We target young people aged 16 to 18 because they are on the threshold of adulthood and for many disadvantaged young people this is the time when they may not get the support, encouragement or advice that will help them to go on to, or even consider, university or professional careers. They may come from a family where no one has previously been to university, may not know people who have a professional career, may lack knowledge and confidence about how to write a CV or a university application and they may be interested in the environment but not know how to develop this into a career.
We are interested in supporting young people who lack adult support and interest in their future – for some young people their family cannot provide that extra push to help them aspire and excel often because the family is struggling with financial problems, or difficulties such as domestic violence, substance misuse, or mental and physical health problems. The young people we work with often experience a ‘poverty of aspiration’ and lack confidence or belief in themselves.

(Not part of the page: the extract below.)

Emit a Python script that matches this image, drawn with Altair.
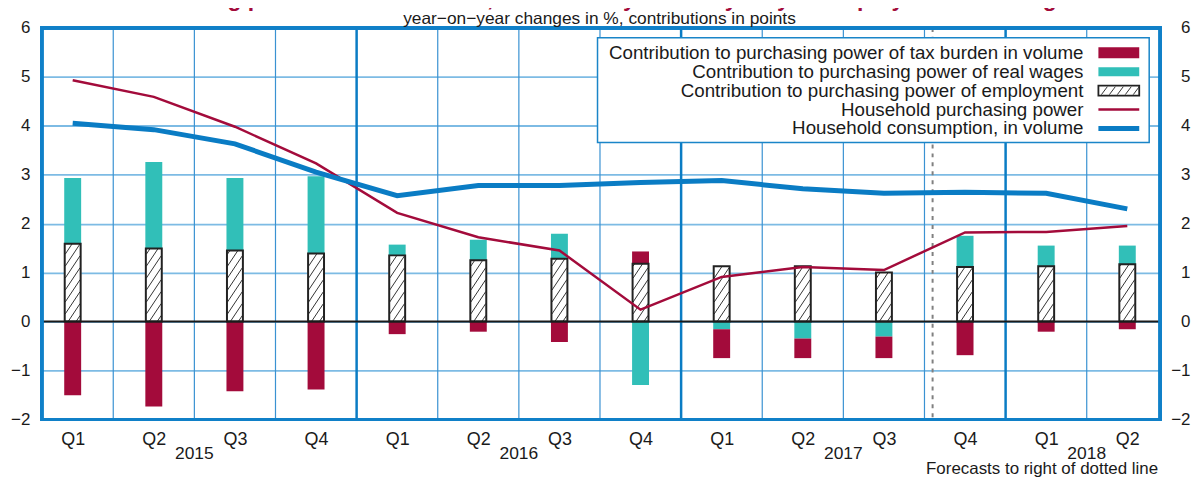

They don’t necessarily turn away from opportunity – they often don’t know what opportunities exist within their reach or think it is not possible for them.
Evidence of Need
clouddog targets Johannesburg areas with high levels of deprivation and what the country now terms “previously disadvantaged” communities – Eldorado Park, Alexandra, Lenasia, Elspark, Daveyton and Soweto – and have built partnerships with schools in these boroughs. By targeting specific boroughs we can focus our work within economically deprived areas.
Despite having been a democratic country since April 1994, South Africa is still living with the legacy of apartheid, indicated by the following statistics:
- 65% of South Africans live on less than R550 a month (£50 equivalent)
- 2% are desperately poor, struggling to survive on R150 a month
- One in five children shows signs of malnutrition
- The richest 10% of South Africans earn more than the other 90% combined
- The unemployment rate for black South Africans under 30 is over 50%
- Two-thirds of 15-to-30 year olds who seek employment have never been able to find a job
In Guateng Province where clouddog predominantly works, nearly 70% of youth between 15 -24yrs of age, live in low-income households. Youths aged 15-24 years are reported to experience hunger far above the national average of the population and stood at a high of 26.6% in 2009. Whilst there has been a slight improvement in the number of youth living in formal dwellings in the recent past, the percentage of youth still living in informal dwellings is very high (12.1%)*
We work with young people who may not be considering further education or professional employment prospects. The country is sitting with about 2.8 million young people between the ages of 19 and 24 years who are neither employed nor in education. Most of these young people do not have the necessary skills to access employment or to be involved in sustainable entrepreneurship. *
Of the total unemployed in the country, over 70% are youth between the ages 15 and 35 years. These figures are based on the narrow definition of unemployment, which excludes those people who have given up looking for a job. The surveys have also indicated that the highest age cohort of the unemployed are those aged 15-24 years, at just over 50%, The same age cohort has the highest proportion of people who have given up looking for a job. Inevitably this means that young people are getting despondent and they give up looking for jobs at their prime productive lives.
About a fifth of unemployed young people believe that they will never find a job.
Research tells us that young people experiencing disadvantages such as poverty, living in workless households and dependent on benefits, and with little adult support at home are more likely to under achieve academically. We believe it is also likely that they will have no experience or knowledge of life choices such as going to university and no access to adult support outside of hard pressed schools to encourage them. Employers say that they value skills such as self-management and problem solving yet young people rarely get the practice to develop such skills.
We want to break cycles of deprivation so that a young person’s background does not dictate their future.